In the early 1990s, Mir Aimal Kansi, a known terrorist, was issued a visa and entered the United States from Pakistan. He purchased an AK-47, and on Jan. 25, 1993, he gunned down two CIA agents and wounded three others in front of the agency’s headquarters. He then hopped a flight out of the country, dodging authorities until his capture in 1997. How did Kansi elude government watch lists, apply for a visa, purchase a weapon and plane tickets? Easy: He dropped a single letter from his name.
In Urdu, Pakistan’s native tongue, Kasi is a common variation of Kansi. The Soundex system used by the U.S. government failed to consider this nuance when checking his documentation. Soundex is the name-searching system still used by 90 per cent of American businesses, almost every government department and major airline — even though it was originally developed for the 1890 census. It takes a person’s last name, strips out the vowels and assigns codes to similar-sounding consonants to create a four character code — the first letter followed by three digits to represent the consonants.
But many perfectly innocent travelers have the same Soundex codes as dangerous felons. For example, internationally sought-after terrorist mastermind Osama Bin Laden has the same Soundex code (L350) as Johnny “Rotten” Lydon, former lead singer of British punk rock group The Sex Pistols — whose only crimes have been against music and fashion.
Another reason Soundex is so inaccurate is that it’s blind to the cultural differences between names around the world. It treats three-syllable Asian names in the same manner as it treats eight-syllable Arabic or Hispanic names. The last name Zhang in China becomes Chang in Taiwan, Khiu in Thailand, Cheung in Singapore and Teoh in Malaysia. Soundex is incapable of recognizing that those names may indicate the same person.

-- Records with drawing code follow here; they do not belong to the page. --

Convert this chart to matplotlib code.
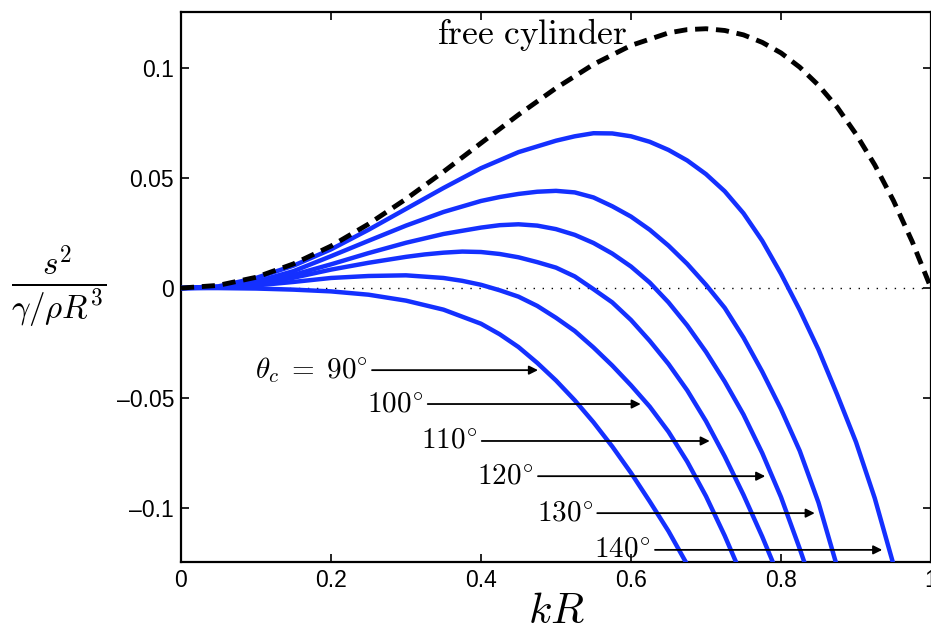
import matplotlib
matplotlib.use('Agg')
import matplotlib.pyplot as plt

plt.rcParams['mathtext.fontset'] = 'cm'
plt.rcParams['font.family'] = ['Liberation Sans', 'DejaVu Sans']

############################################################
#           DATA
############################################################

# free cylinder (dashed)
kr_free = [0, 0.05, 0.1, 0.15, 0.2, 0.25, 0.3, 0.35, 0.4, 0.45, 0.5, 0.55,
           0.6, 0.65, 0.675, 0.7, 0.725, 0.75, 0.775, 0.8, 0.825, 0.85,
           0.875, 0.9, 0.925, 0.95, 0.975, 1.0]
s2_free = [0, 0.00125, 0.0049, 0.011, 0.0191, 0.0291, 0.0405, 0.0529, 0.0659,
           0.0788, 0.0909, 0.1017, 0.1103, 0.1160, 0.1175, 0.1179, 0.1171,
           0.1151, 0.1117, 0.1069, 0.1004, 0.0922, 0.0822, 0.0700, 0.0560,
           0.0397, 0.0211, 0]

# contact angle curves
kr_90 = [0, 0.05, 0.1, 0.15, 0.2, 0.25, 0.3, 0.35, 0.4, 0.425, 0.45, 0.475,
         0.5, 0.525, 0.55, 0.575, 0.6, 0.625, 0.65, 0.673]
s2_90 = [0, 0, -0.0002, -0.0007, -0.0015, -0.003, -0.0057, -0.0098, -0.0162,
         -0.021, -0.0268, -0.034, -0.042, -0.051, -0.061, -0.072, -0.084,
         -0.097, -0.1105, -0.1245]

kr_100 = [0, 0.05, 0.1, 0.15, 0.2, 0.25, 0.3, 0.35, 0.375, 0.4, 0.425, 0.45,
          0.475, 0.5, 0.525, 0.55, 0.575, 0.6, 0.625, 0.65, 0.675, 0.7,
          0.725, 0.74]
s2_100 = [0, 0.0002, 0.0012, 0.0028, 0.0046, 0.0055, 0.0058, 0.0046, 0.0033,
          0.0015, -0.001, -0.0039, -0.0081, -0.0135, -0.0195, -0.027,
          -0.0352, -0.0442, -0.0539, -0.0653, -0.0789, -0.0946, -0.1126,
          -0.1245]

kr_110 = [0, 0.05, 0.1, 0.15, 0.2, 0.25, 0.3, 0.325, 0.35, 0.375, 0.4, 0.425,
          0.45, 0.475, 0.5, 0.525, 0.55, 0.575, 0.6, 0.625, 0.65, 0.675,
          0.7, 0.725, 0.75, 0.775, 0.789]
s2_110 = [0, 0.0003, 0.0019, 0.0047, 0.0084, 0.0115, 0.0142, 0.0153, 0.0161,
          0.0166, 0.0164, 0.0155, 0.014, 0.0118, 0.0093, 0.0053, -0.0005,
          -0.0065, -0.0145, -0.024, -0.0345, -0.0465, -0.0605, -0.0765,
          -0.094, -0.113, -0.1245]

kr_120 = [0, 0.05, 0.1, 0.15, 0.2, 0.25, 0.3, 0.35, 0.4, 0.425, 0.45, 0.475,
          0.5, 0.525, 0.55, 0.575, 0.6, 0.625, 0.65, 0.675, 0.7, 0.725,
          0.75, 0.775, 0.8, 0.825, 0.831]
s2_120 = [0, 0.0004, 0.0024, 0.006, 0.0108, 0.0159, 0.0206, 0.0246, 0.0275,
          0.0286, 0.029, 0.0284, 0.0268, 0.0242, 0.0205, 0.0157, 0.0098,
          0.0025, -0.0065, -0.017, -0.029, -0.0425, -0.0575, -0.075, -0.095,
          -0.1185, -0.1245]

kr_130 = [0, 0.05, 0.1, 0.15, 0.2, 0.25, 0.3, 0.35, 0.4, 0.425, 0.45, 0.475,
          0.5, 0.525, 0.55, 0.575, 0.6, 0.625, 0.65, 0.675, 0.7, 0.725,
          0.75, 0.775, 0.8, 0.825, 0.85, 0.873]
s2_130 = [0, 0.0005, 0.0029, 0.0077, 0.0145, 0.0215, 0.0284, 0.0346, 0.0396,
          0.0414, 0.0428, 0.0438, 0.0442, 0.0435, 0.0412, 0.0372, 0.0325,
          0.0265, 0.0193, 0.011, 0.0015, -0.009, -0.0225, -0.038, -0.055,
          -0.074, -0.0975, -0.1245]

kr_140 = [0, 0.05, 0.1, 0.15, 0.2, 0.25, 0.3, 0.35, 0.4, 0.45, 0.5, 0.525,
          0.55, 0.575, 0.6, 0.625, 0.65, 0.675, 0.7, 0.725, 0.75, 0.775,
          0.8, 0.825, 0.85, 0.875, 0.9, 0.925, 0.949]
s2_140 = [0, 0.0008, 0.0046, 0.0102, 0.0176, 0.0265, 0.036, 0.0455, 0.0545,
          0.0618, 0.067, 0.069, 0.0704, 0.0703, 0.069, 0.0665, 0.0628, 0.058,
          0.0518, 0.044, 0.034, 0.0215, 0.0065, -0.01, -0.028, -0.0485,
          -0.07, -0.0955, -0.1245]

curves = [(kr_90, s2_90), (kr_100, s2_100), (kr_110, s2_110),
          (kr_120, s2_120), (kr_130, s2_130), (kr_140, s2_140)]

# labels of the arrows
angle_labels = [r'$\theta_c\;=\;90^{\circ}$', r'$100^{\circ}$', r'$110^{\circ}$',
                r'$120^{\circ}$', r'$130^{\circ}$', r'$140^{\circ}$']

xtick_vals = [0, 0.2, 0.4, 0.6, 0.8, 1.0]
xtick_labels = ['0', '0.2', '0.4', '0.6', '0.8', '1']
ytick_vals = [-0.1, -0.05, 0, 0.05, 0.1]
ytick_labels = ['\u20130.1', '\u20130.05', '0', '0.05', '0.1']

############################################################
#           PLOT
############################################################

fig = plt.figure(figsize=(9.31, 6.32), dpi=100)
ax = fig.add_axes([0.1944, 0.1108, 0.8056, 0.8702])

blue = '#1430ff'
for kr, s2 in curves:
    ax.plot(kr, s2, color=blue, lw=3.2, zorder=3)

ax.plot(kr_free, s2_free, color='k', lw=3.5, dashes=(2.7, 1.6), zorder=4)

# zero line
ax.axhline(0, color='k', lw=1.0, ls=(0, (1, 5.5)), zorder=1)

ax.text(0.468, 0.1155, r'$\mathrm{free\ cylinder}$', fontsize=25.5,
        ha='center', va='center')

# arrows pointing to each curve
arrow_y = [-0.0373, -0.0527, -0.0695, -0.0855, -0.1023, -0.119]
arrow_x0 = [0.2547, 0.329, 0.401, 0.476, 0.555, 0.632]
arrow_x1 = [0.476, 0.613, 0.705, 0.779, 0.845, 0.935]
for lab, yy, x0, x1 in zip(angle_labels, arrow_y, arrow_x0, arrow_x1):
    ax.annotate('', xy=(x1, yy), xytext=(x0, yy),
                arrowprops=dict(arrowstyle='-|>', color='k', lw=1.3,
                                mutation_scale=13, shrinkA=0, shrinkB=0))
    ax.text(x0 - 0.006, yy, lab, fontsize=21, ha='right', va='center')

ax.set_xlim(0, 1)
ax.set_ylim(-0.1245, 0.1255)
ax.set_xticks(xtick_vals)
ax.set_xticklabels(xtick_labels)
ax.set_yticks(ytick_vals)
ax.set_yticklabels(ytick_labels)
ax.tick_params(direction='in', length=6, width=1.2, labelsize=16.5,
               top=True, right=True, pad=5)
for sp in ax.spines.values():
    sp.set_linewidth(1.6)

ax.set_xlabel(r'$kR$', fontsize=31, labelpad=0)
ax.text(-0.163, 0.5, r'$\frac{s^2}{\gamma/\rho R^3}$', fontsize=34,
        ha='center', va='center', transform=ax.transAxes)

fig.savefig('out.png', dpi=100)
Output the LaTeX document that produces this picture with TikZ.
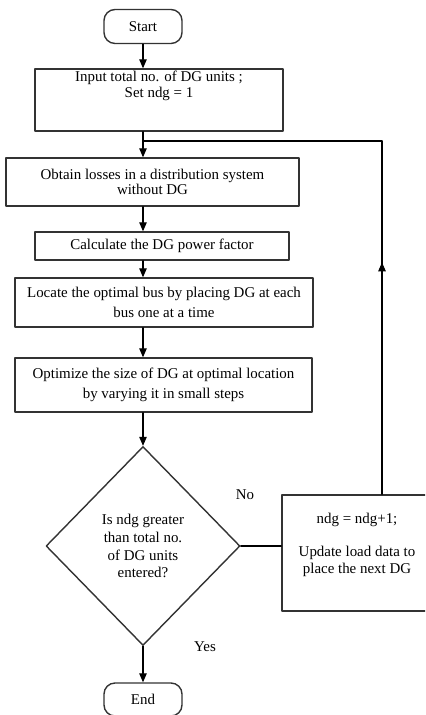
\documentclass[tikz,border=0pt]{standalone}
\usepackage{fontspec}
\setmainfont{Liberation Serif}
\usetikzlibrary{arrows.meta,decorations.markings,shapes.geometric}
\tikzset{
  every picture/.append style={line cap=round,line join=round},
  dg term/.style={draw=black!80,thick,rounded corners=2.2mm,minimum width=1.56cm,minimum height=0.68cm,inner sep=0pt},
  dg box/.style={draw=black!80,thick,inner sep=0pt,align=center},
  dg decision/.style={diamond,draw=black!80,thick,minimum width=3.88cm,minimum height=3.98cm,inner sep=0pt,align=center},
  dg arrow/.style={semithick,-{Triangle[length=1.8mm,width=1.5mm]}},
  dg line/.style={semithick},
  dg back/.style={semithick,postaction={decorate},decoration={markings,mark=at position 4.64cm with {\arrow{Triangle[length=1.8mm,width=1.5mm]}}}},
  dg note/.style={align=center}
}
\begin{document}
\begin{tikzpicture}[x=0.02cm,y=-0.02cm,font=\fontsize{8.5}{9.6}\selectfont]
  \clip (0,0) rectangle (425,715);
  % boxes of the flow
  \node[dg term] (start) at (143,26.5) {Start};
  \node[dg box,minimum width=4.96cm,minimum height=1.24cm] (input) at (159,100) {};
  \node[dg note] (inputtext) at (159,86) {Input total no. of DG units ;\\[-0.6pt]Set ndg = 1};
  \node[dg box,minimum width=5.86cm,minimum height=0.96cm] (losses) at (152.5,182) {Obtain losses in a distribution system\\[-1.4pt]without DG};
  \node[dg box,minimum width=5.08cm,minimum height=0.56cm] (pf) at (162,246) {Calculate the DG power factor};
  \node[dg box,minimum width=5.96cm,minimum height=0.98cm] (locate) at (164,302.5) {Locate the optimal bus by placing DG at each\\[1.6pt]bus one at a time};
  \node[dg box,minimum width=5.94cm,minimum height=1.08cm] (size) at (163.5,385) {Optimize the size of DG at optimal location\\[1.6pt]by varying it in small steps};
  \node[dg decision] (check) at (143,546) {Is ndg greater\\[0.6pt]than total no.\\[0.6pt]of DG units\\[0.6pt]entered?};
  \node[dg box,minimum width=2.96cm,minimum height=2.32cm] (update) at (356,553) {};
  \node[dg note] (updatetext) at (357,545) {ndg = ndg+1;\\[9pt]Update load data to\\place the next DG};
  \node[dg term,minimum height=0.66cm] (end) at (143,699.5) {End};
  \node (no) at (245,495) {No};
  \node (yes) at (205,647) {Yes};
  \coordinate (back) at (382,141);
  % connectors
  \draw[dg arrow] (start) -- (start |- input.north);
  \draw[dg arrow] (input.south -| start) -- (start |- losses.north);
  \draw[dg arrow] (losses.south -| start) -- (start |- pf.north);
  \draw[dg arrow] (pf.south -| start) -- (start |- locate.north);
  \draw[dg arrow] (locate.south -| start) -- (start |- size.north);
  \draw[dg arrow] (size.south -| start) -- (check.north);
  \draw[dg arrow] (check) -- (end);
  \draw[dg line] (check.east) -- (check.east -| update.west);
  \draw[dg back] (update.north -| back) -- (back);
  \draw[dg line] (back) -- (back -| start);
\end{tikzpicture}
\end{document}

Language Analysis Systems Inc. (LAS), is trying to solve this vexing issue. Its name-recognition technology is being used by the Department of Homeland Security, the FBI and banks. LAS customers can identify the cultural classification of a name, explore a phonology-based search engine that ranks results based on similarity of pronunciation, and generate alternative romanized spellings for a name.
With a database of one billion names collected from around the world, LAS believes that it can cut down on the problem of false positives. That should be good news for the security personnel at airports who are sick of asking Johnny Rotten to remove all of those chains.